Hoy entré en el estanco a comprar
un abono de autobús. Para pagarlo he tenido que rebuscar en el bolso los casi ocho euros que tenía que pagar en metálico porque no aceptaban
tarjetas. No me parece mal, todo lo contrario. El plástico se ha convertido en
un modo más de control. Escapar a los mecanismos de vigilancia sobre lo que gastamos, sobre hacemos,
lo que ansiamos, incluso sobre lo que fantaseamos, es casi un
imposible. Hablo por el teléfono sobre la mampara el baño y se me llena terminal
de anuncios de reformas, de platos de ducha y de accesorios varios.
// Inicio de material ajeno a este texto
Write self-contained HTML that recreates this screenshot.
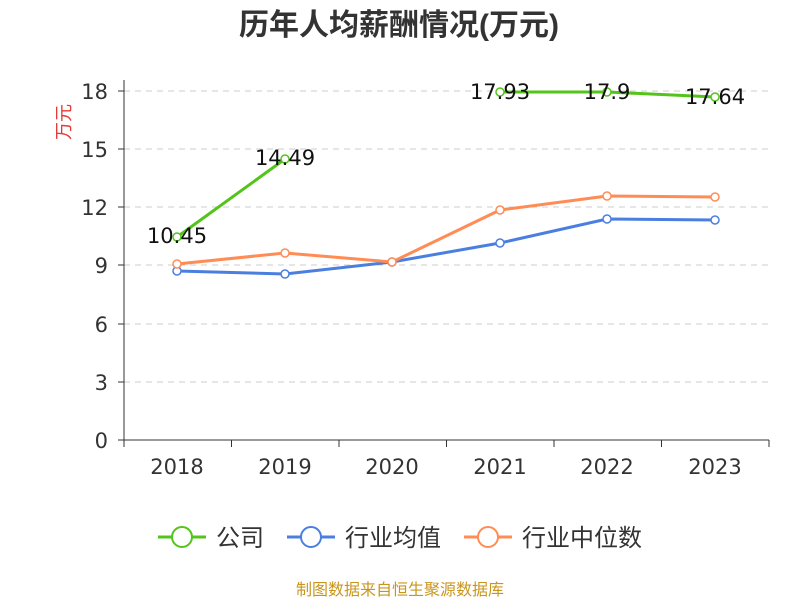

Los
extractos de las cuentas bancarias dan mucha información, lo mismo que los
comentarios dejados en las reseñas de Google. Y la información es poder, un
poder que en el peor de los casos sirve para manipular, para que otro decida lo
que los demás vamos a comprar, a leer, a ver en televisión y, en el peor de los casos, el discurso que algunos repetirán sin cuestionar lo que otros quieren que repitan . Lo que creemos una
elección propia, o incluso el azar, se convierte en una triste falacia que
intentamos evitar para no avergonzarnos de nuestra propia quietud. Nadie está
libre del control absoluto que, en forma de oferta desmesurada, nos atrapa y
nos mantiene donde quieren que nos mantengamos y sin salirnos del renglón. Hoy
he pagado con unas cuantas monedas, mañana ya no sé si será posible.